Scott Hess and his family moved to the Wenatchee Valley four months ago and were already planning to attend the Drag Queen Story Hour with their two children, but he said they became more enthusiastic about their decision after seeing the backlash.
“Initially, we were just coming because we thought it would be a fun family thing to do, and then once we heard about it getting moved, we were more motivated to support an inclusive community,” he said.
He said he thinks everyone has a right to feel safe in their community, and that that shouldn’t be controversial.
“If we’re all about freedom, everyone should be able to exercise their freedom,” Hess said.
Todd at the YWCA said she’s worried about Smith winning a county commissioner seat and targeting the YWCA for budget cuts. She said that could impact some of the community’s most marginalized people down the road – those who utilize the YWCA’s emergency and transitional housing services.

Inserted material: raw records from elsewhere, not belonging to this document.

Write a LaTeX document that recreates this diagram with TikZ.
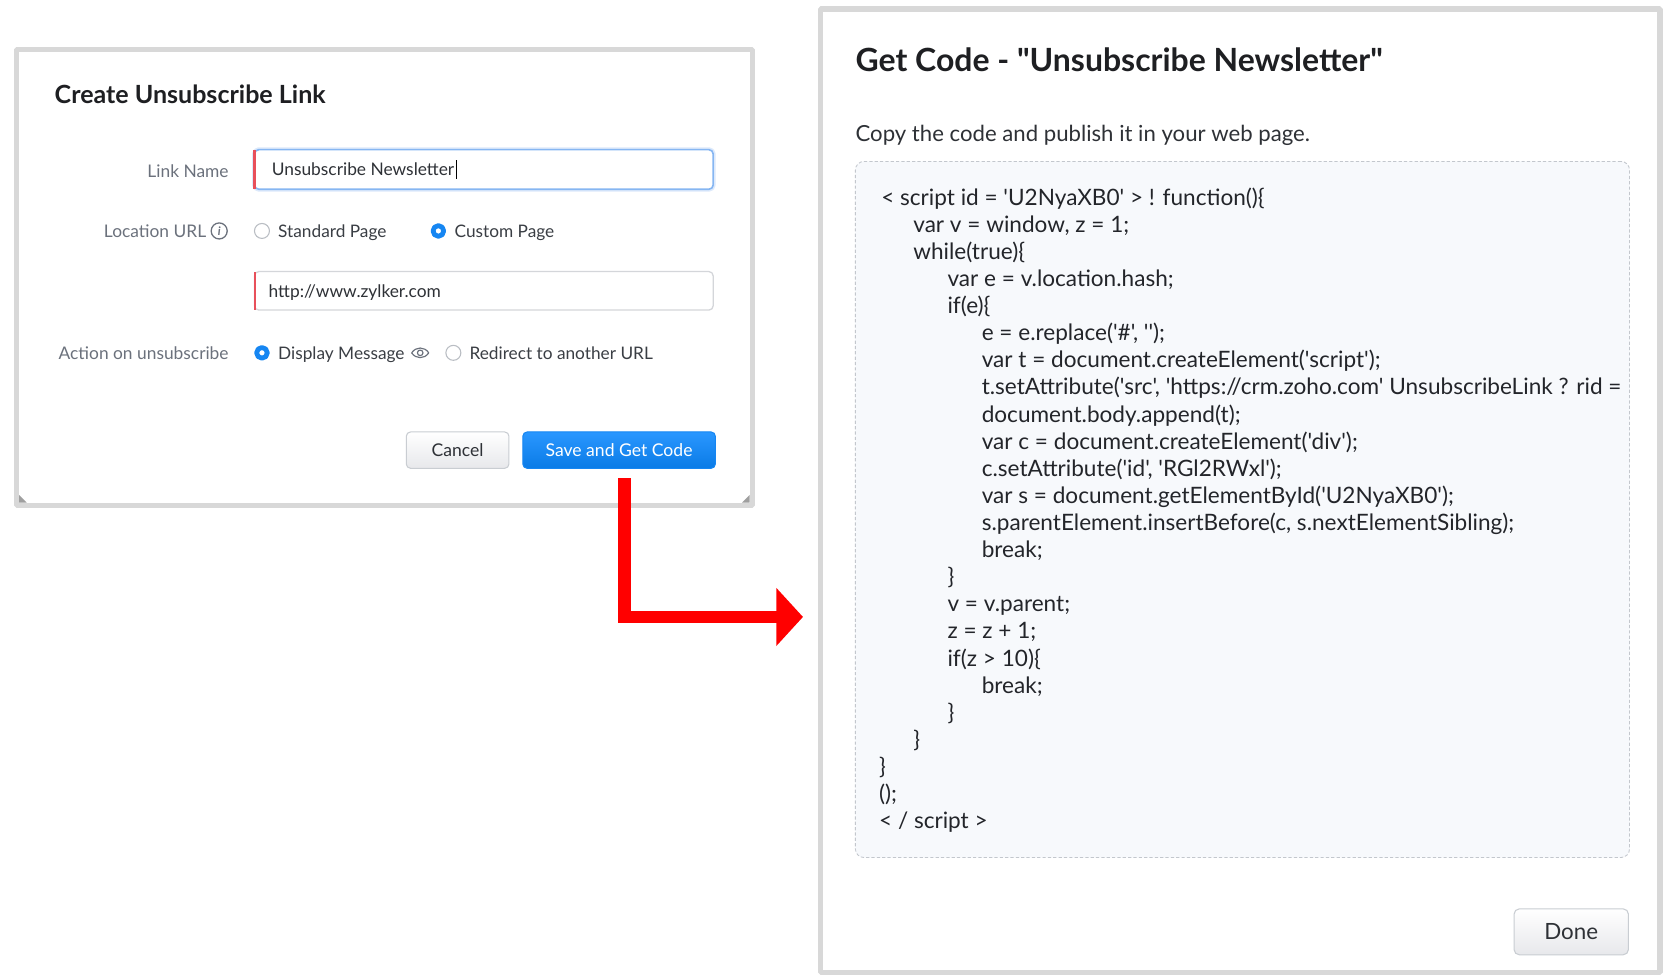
\documentclass[tikz,border=0pt]{standalone}
\usepackage{fontspec}
\setmainfont{Lato}[Ligatures=TeXOff]
\newfontfamily\codefont{Lato}[Ligatures=TeXOff]
\usetikzlibrary{arrows.meta}
\definecolor{panelgray}{HTML}{D8D8D8}
\definecolor{labelgray}{HTML}{6B717C}
\definecolor{fieldtext}{HTML}{2E3136}
\definecolor{titletext}{HTML}{1E1F22}
\definecolor{radiogray}{HTML}{B9BDC3}
\definecolor{btnblue}{HTML}{1686F2}
\definecolor{btnbluetop}{HTML}{2A97FF}
\definecolor{btnbluebot}{HTML}{0A7BE6}
\definecolor{btnborder}{HTML}{C9CDD2}
\definecolor{btngraybot}{HTML}{E7E8EB}
\definecolor{focusblue}{HTML}{86B6F2}
\definecolor{focusglow}{HTML}{DCE9FB}
\definecolor{fieldborder}{HTML}{D4D6DA}
\definecolor{alertred}{HTML}{E8505B}
\definecolor{codefill}{HTML}{F7F9FC}
\definecolor{codeborder}{HTML}{C3C7CD}
\definecolor{codetext}{HTML}{23252A}
\definecolor{arrowred}{HTML}{FF0000}
\begin{document}
\begin{tikzpicture}[>=latex,line join=bevel,
  panel/.style={draw=panelgray,line width=5bp,fill=white,inner sep=0pt},
  formtitle/.style={inner sep=0pt,anchor=base west,text=titletext,font=\bfseries\fontsize{23.5}{27}\selectfont},
  bigtitle/.style={inner sep=0pt,anchor=base west,text=titletext,font=\bfseries\fontsize{30}{34}\selectfont},
  hinttext/.style={inner sep=0pt,anchor=base west,text=fieldtext,font=\fontsize{20.8}{24}\selectfont},
  fieldlabel/.style={inner sep=0pt,anchor=base east,text=labelgray,font=\fontsize{16.3}{18}\selectfont},
  fieldvalue/.style={inner sep=0pt,anchor=base west,text=fieldtext,font=\fontsize{16.3}{18}\selectfont},
  optiontext/.style={inner sep=0pt,anchor=base west,text=fieldtext!80!labelgray,font=\fontsize{16.2}{18}\selectfont},
  focusbox/.style={draw=focusblue,line width=1.5bp,rounded corners=4bp,fill=white,inner sep=0pt,
    preaction={draw=focusglow,line width=4.5bp}},
  fieldbox/.style={draw=fieldborder,line width=1.2bp,rounded corners=4bp,fill=white,inner sep=0pt},
  radiooff/.style={circle,draw=radiogray,line width=1bp,fill=white,minimum size=14bp,inner sep=0pt},
  radioon/.style={circle,draw=btnblue,line width=4.5bp,fill=white,minimum size=10bp,inner sep=0pt},
  infoicon/.style={circle,draw=labelgray,line width=1.2bp,minimum size=15bp,inner sep=0pt,text=labelgray,
    font=\itshape\bfseries\fontsize{11}{11}\selectfont},
  graybtn/.style={draw=btnborder,line width=1bp,rounded corners=4bp,top color=white,bottom color=btngraybot,
    text=fieldtext,inner sep=0pt,font=\fontsize{16.5}{18}\selectfont},
  bluebtn/.style={draw=btnblue,line width=1bp,rounded corners=4bp,top color=btnbluetop,bottom color=btnbluebot,
    text=white,inner sep=0pt,font=\fontsize{16.5}{18}\selectfont},
  codebox/.style={draw=codeborder,line width=0.8bp,dash pattern=on 3bp off 2bp,rounded corners=8bp,fill=codefill,inner sep=0pt},
  codeline/.style={inner sep=0pt,anchor=base west,text=codetext,font=\codefont\fontsize{21.2}{24}\selectfont},
  redarrow/.style={arrowred,line width=12bp,line join=miter,-{Triangle[length=25bp,width=53bp]}},
]
\useasboundingbox [fill=white] (0bp,0bp) rectangle (1560bp,913bp);
%%
\node (node_create_panel) at (359.5bp,653.5bp) [panel,minimum width=688bp,minimum height=426bp] {};
\node (node_code_panel) at (1160bp,454bp) [panel,minimum width=785bp,minimum height=901bp] {};
\fill [gray!75] (18bp,443bp) -- (25bp,443bp) -- (18bp,450bp) -- cycle;
\fill [gray!75] (701bp,443bp) -- (694bp,443bp) -- (701bp,450bp) -- cycle;
%
\node (node_create_title) at (51bp,816bp) [formtitle] {Create Unsubscribe Link};
  \node (node_linkname) at (214bp,747bp) [fieldlabel] {Link Name};
  \node (node_linkbox) at (452.5bp,754.5bp) [focusbox,minimum width=429bp,minimum height=37bp] {};
  \draw [alertred,line width=2.5bp] ([xshift=1bp,yshift=-1bp]node_linkbox.north west) -- ([xshift=1bp,yshift=1bp]node_linkbox.south west);
  \node (node_linkvalue) at (254bp,749bp) [fieldvalue] {Unsubscribe Newsletter};
  \draw [black,line width=1bp] ([xshift=1.5bp,yshift=-3bp]node_linkvalue.base east) -- ([xshift=1.5bp,yshift=14bp]node_linkvalue.base east);
%
  \node (node_locurl) at (193bp,691bp) [fieldlabel] {Location URL};
  \node (node_info) at (205bp,697bp) [infoicon] {i};
  \node (node_radio_std) at (245bp,697bp) [radiooff] {};
  \node (node_std) at (260bp,691bp) [optiontext] {Standard Page};
  \node (node_radio_custom) at (410bp,697bp) [radioon] {};
  \node (node_custom) at (425bp,691bp) [optiontext] {Custom Page};
%
  \node (node_urlbox) at (452.5bp,641bp) [fieldbox,minimum width=429bp,minimum height=36bp] {};
  \draw [alertred,line width=2.5bp] ([xshift=1bp,yshift=-1bp]node_urlbox.north west) -- ([xshift=1bp,yshift=1bp]node_urlbox.south west);
  \node (node_urlvalue) at (251bp,635bp) [fieldvalue] {http://www.zylker.com};
%
  \node (node_action) at (214bp,577bp) [fieldlabel] {Action on unsubscribe};
  \node (node_radio_msg) at (245bp,583bp) [radioon] {};
  \node (node_msg) at (260bp,577bp) [optiontext] {Display Message};
  \draw [labelgray,line width=1.1bp] (385bp,583bp) .. controls (389bp,589bp) and (397bp,589bp) .. (401bp,583bp) .. controls (397bp,577bp) and (389bp,577bp) .. (385bp,583bp);
  \draw [labelgray,line width=1.1bp] (393bp,583bp) circle (2.6bp);
  \node (node_radio_redirect) at (424bp,583bp) [radiooff] {};
  \node (node_redirect) at (439bp,577bp) [optiontext] {Redirect to another URL};
%
  \node (node_cancel) at (428bp,492bp) [graybtn,minimum width=96bp,minimum height=34bp] {Cancel};
  \node (node_save) at (579bp,492bp) [bluebtn,minimum width=180bp,minimum height=34bp] {Save and Get Code};
%%
\coordinate (node_tip) at (751bp,336bp);
  \draw [redarrow] ([xshift=5bp,yshift=-9bp]node_save.south) |- (node_tip);
%%
\node (node_code_title) at (800bp,846bp) [bigtitle] {Get Code - "Unsubscribe Newsletter"};
  \node (node_hint) at (800bp,781bp) [hinttext] {Copy the code and publish it in your web page.};
  \node (node_codebox) at (1162bp,436.5bp) [codebox,minimum width=724bp,minimum height=651bp] {};
%
  \node (code_1) at (824bp,721.0bp) [codeline] {< script id = 'U2NyaXB0' > ! function()\{};
  \node (code_2) at (854bp,695.7bp) [codeline] {var v = window, z = 1;};
  \node (code_3) at (854bp,670.3bp) [codeline] {while(true)\{};
  \node (code_4) at (886bp,645.0bp) [codeline] {var e = v.location.hash;};
  \node (code_5) at (886bp,619.6bp) [codeline] {if(e)\{};
  \node (code_6) at (918bp,594.3bp) [codeline] {e = e.replace('\#', '');};
  \node (code_7) at (918bp,568.9bp) [codeline] {var t = document.createElement('script');};
  \node (code_8) at (918bp,543.6bp) [codeline] {t.setAttribute('src', 'https://crm.zoho.com' UnsubscribeLink ? rid =};
  \node (code_9) at (918bp,518.2bp) [codeline] {document.body.append(t);};
  \node (code_10) at (918bp,492.9bp) [codeline] {var c = document.createElement('div');};
  \node (code_11) at (918bp,467.5bp) [codeline] {c.setAttribute('id', 'RGl2RWxl');};
  \node (code_12) at (918bp,442.2bp) [codeline] {var s = document.getElementById('U2NyaXB0');};
  \node (code_13) at (918bp,416.8bp) [codeline] {s.parentElement.insertBefore(c, s.nextElementSibling);};
  \node (code_14) at (918bp,391.5bp) [codeline] {break;};
  \node (code_15) at (886bp,366.1bp) [codeline] {\}};
  \node (code_16) at (886bp,340.8bp) [codeline] {v = v.parent;};
  \node (code_17) at (886bp,315.4bp) [codeline] {z = z + 1;};
  \node (code_18) at (886bp,290.1bp) [codeline] {if(z > 10)\{};
  \node (code_19) at (918bp,264.7bp) [codeline] {break;};
  \node (code_20) at (886bp,239.4bp) [codeline] {\}};
  \node (code_21) at (854bp,214.0bp) [codeline] {\}};
  \node (code_22) at (822bp,188.7bp) [codeline] {\}};
  \node (code_23) at (822bp,163.3bp) [codeline] {();};
  \node (code_24) at (822bp,138.0bp) [codeline] {< / script >};
%
  \node (node_done) at (1469.5bp,41.5bp) [graybtn,rounded corners=5bp,minimum width=107bp,minimum height=43bp,font=\fontsize{21}{24}\selectfont] {Done};
%
\end{tikzpicture}
\end{document}
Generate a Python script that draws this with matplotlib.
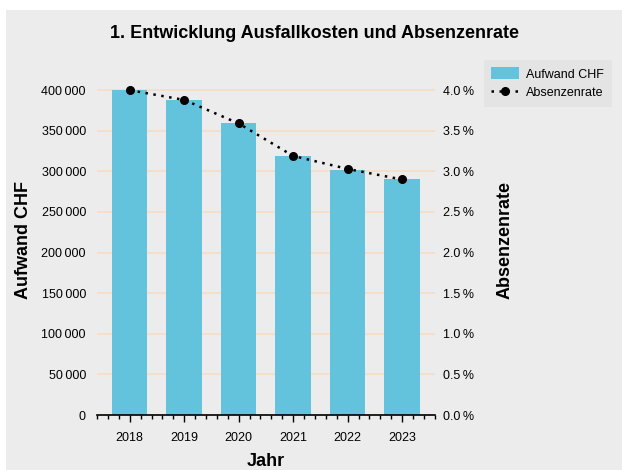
#!/usr/bin/env python3
import matplotlib
matplotlib.use("Agg")
import matplotlib.pyplot as plt
from matplotlib.patches import Rectangle
from matplotlib.ticker import FuncFormatter, MultipleLocator

years = [2018, 2019, 2020, 2021, 2022, 2023]
aufwand_chf = [400000, 388000, 359500, 319000, 302000, 290000]
absenzenrate = [4.00, 3.88, 3.59, 3.19, 3.03, 2.90]

BG = "#ececec"
BAR = "#64c3dc"
GRID = "#f8dcc4"

plt.rcParams["font.family"] = ["Liberation Sans", "DejaVu Sans"]

fig = plt.figure(figsize=(6.22, 4.7), dpi=100, facecolor="white")
# grey panel, with a thin white strip on the left and top like the original
fig.patches.append(Rectangle((6 / 622, 0), 1, 1 - 10 / 470, transform=fig.transFigure,
                             facecolor=BG, edgecolor="none", zorder=-10))

ax = fig.add_axes([0.156, 0.117, 0.543, 0.743], facecolor=BG)
ax2 = ax.twinx()

ax.bar(years, aufwand_chf, width=0.65, color=BAR, label="Aufwand CHF", zorder=2)
ax2.plot(years, absenzenrate, color="black", linestyle=(0, (1, 2.2)), linewidth=1.8,
         marker="o", markersize=5.5, label="Absenzenrate", zorder=3)

ax.set_xlim(2017.4, 2023.6)
ax.set_ylim(0, 430000)
ax2.set_ylim(0, 4.3)

ax.set_yticks(range(0, 400001, 50000))
ax2.set_yticks([i * 0.5 for i in range(9)])
ax.yaxis.set_major_formatter(FuncFormatter(
    lambda v, p: "0" if v == 0 else f"{int(v) // 1000}\u2009{int(v) % 1000:03d}"))
ax2.yaxis.set_major_formatter(FuncFormatter(lambda v, p: f"{v:.1f}\u2009%"))

ax.set_xticks(years)
ax.xaxis.set_minor_locator(MultipleLocator(0.2))
ax.tick_params(axis="x", which="major", length=5, width=1, labelsize=9, pad=7)
ax.tick_params(axis="x", which="minor", length=3, width=1)
ax.tick_params(axis="y", length=0, labelsize=9, pad=8)
ax2.tick_params(axis="y", length=0, labelsize=9, pad=6)

ax.grid(axis="y", color=GRID, linewidth=1.2, zorder=0)
ax.set_axisbelow(True)
for a in (ax, ax2):
    for s in ("top", "left", "right"):
        a.spines[s].set_visible(False)
ax2.spines["bottom"].set_visible(False)
ax.spines["bottom"].set_linewidth(1.2)

ax.set_xlabel("Jahr", fontsize=13, fontweight="bold", labelpad=7)
ax.set_ylabel("Aufwand CHF", fontsize=13, fontweight="bold", labelpad=7)
ax2.set_ylabel("Absenzenrate", fontsize=13, fontweight="bold", labelpad=16)

fig.suptitle("1. Entwicklung Ausfallkosten und Absenzenrate", fontsize=13,
             fontweight="bold", x=0.505, y=0.947)

h1, l1 = ax.get_legend_handles_labels()
h2, l2 = ax2.get_legend_handles_labels()
leg = fig.legend(h1 + h2, l1 + l2, loc="upper left", bbox_to_anchor=(0.768, 0.886),
                 fontsize=9, frameon=True, fancybox=False, handlelength=2.2,
                 handletextpad=0.6, handleheight=1.1, borderpad=0.6, labelspacing=0.45)
leg.get_frame().set_facecolor("#e2e2e2")
leg.get_frame().set_edgecolor("none")

fig.savefig("out.png", dpi=100, facecolor="white")
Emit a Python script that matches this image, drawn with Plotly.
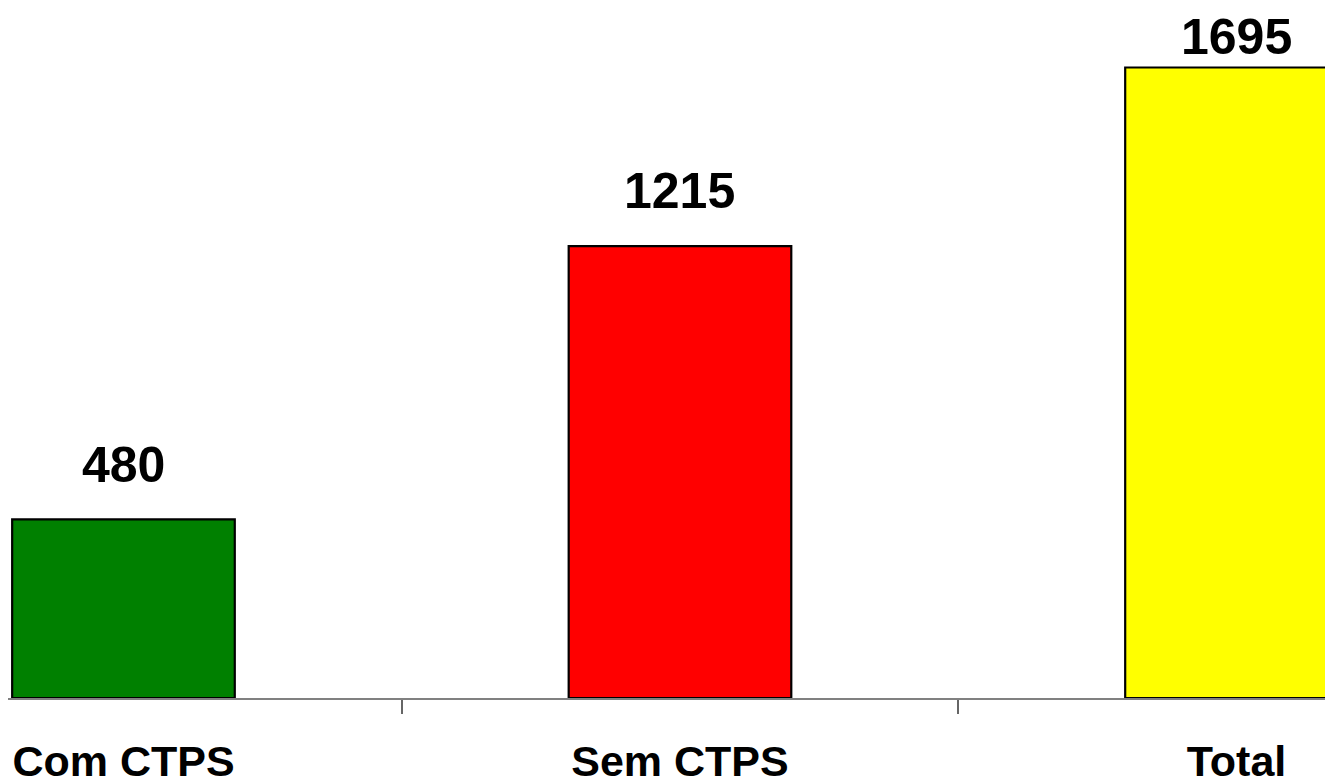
import plotly.graph_objects as go

categories = ["Com CTPS", "Sem CTPS", "Total"]
values = [480, 1215, 1695]
colors = ["#008000", "#FF0000", "#FFFF00"]

Y_MAX = 1855
LABEL_OFFSET = 147
LABEL_CAP = 1778

fig = go.Figure()
fig.add_trace(go.Bar(
    x=categories, y=values, width=0.4,
    marker=dict(color=colors, line=dict(color="#000000", width=2.2)),
    hoverinfo="skip", showlegend=False,
))

for c, v in zip(categories, values):
    fig.add_annotation(
        x=c, y=min(v + LABEL_OFFSET, LABEL_CAP), text=f"<b>{v}</b>",
        showarrow=False, xanchor="center", yanchor="middle",
        font=dict(family="Liberation Sans, Arial", size=50, color="#000000"),
    )

fig.update_layout(
    width=1333, height=783,
    margin=dict(l=0, r=0, t=0, b=93),
    paper_bgcolor="#FFFFFF", plot_bgcolor="#FFFFFF",
    font=dict(family="Liberation Sans, Arial", color="#000000"),
)
fig.update_xaxes(
    type="category", range=[-0.2075, 2.1878],
    tickvals=categories, ticktext=[f"<b>{c}</b>" for c in categories],
    showline=True, linecolor="#808080", linewidth=1.5,
    ticks="outside", tickson="boundaries", ticklen=14, tickwidth=1.5, tickcolor="#666666",
    ticklabelstandoff=25,
    tickfont=dict(family="Liberation Sans, Arial", size=43, color="#000000"),
    showgrid=False, zeroline=False,
)
fig.update_yaxes(range=[0, Y_MAX], visible=False, showgrid=False, zeroline=False)

fig.write_html("out.html")
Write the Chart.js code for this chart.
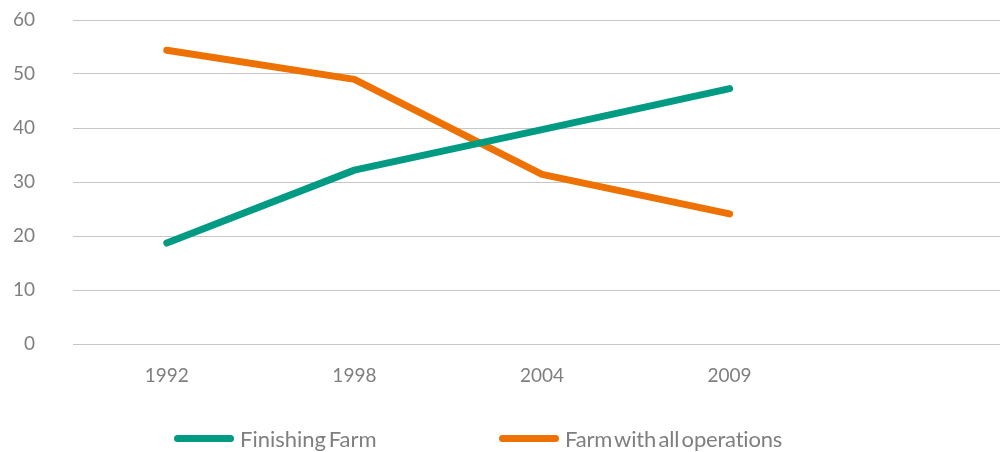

“I’m a little worried because it sounds like he’s going to get elected as commissioner and the commissioners have a lot of sway over a big chunk of our funding, which is a bummer,” Todd said.
Todd said the funding the YWCA gets from the U.S. Department of Commerce to provide housing for low-income individuals and those with special needs is facilitated by the county commissioners. She worries that funding could be in jeopardy if Smith is elected.
But Smith said that if he wins he has no intention of cutting the YWCA’s funding.
“What they do inside their walls, it’s up to them,” he said. “That was the whole point with my post was making it so that only intentional eyes were present, not unintentional participants.”
The state of Smith’s race is still up in the air. As of the most recent ballot count, he’s 143 votes ahead of his opponent. But there are still 5,922 votes left to count, and the next update from the Chelan County Auditor’s office will be on Nov. 15.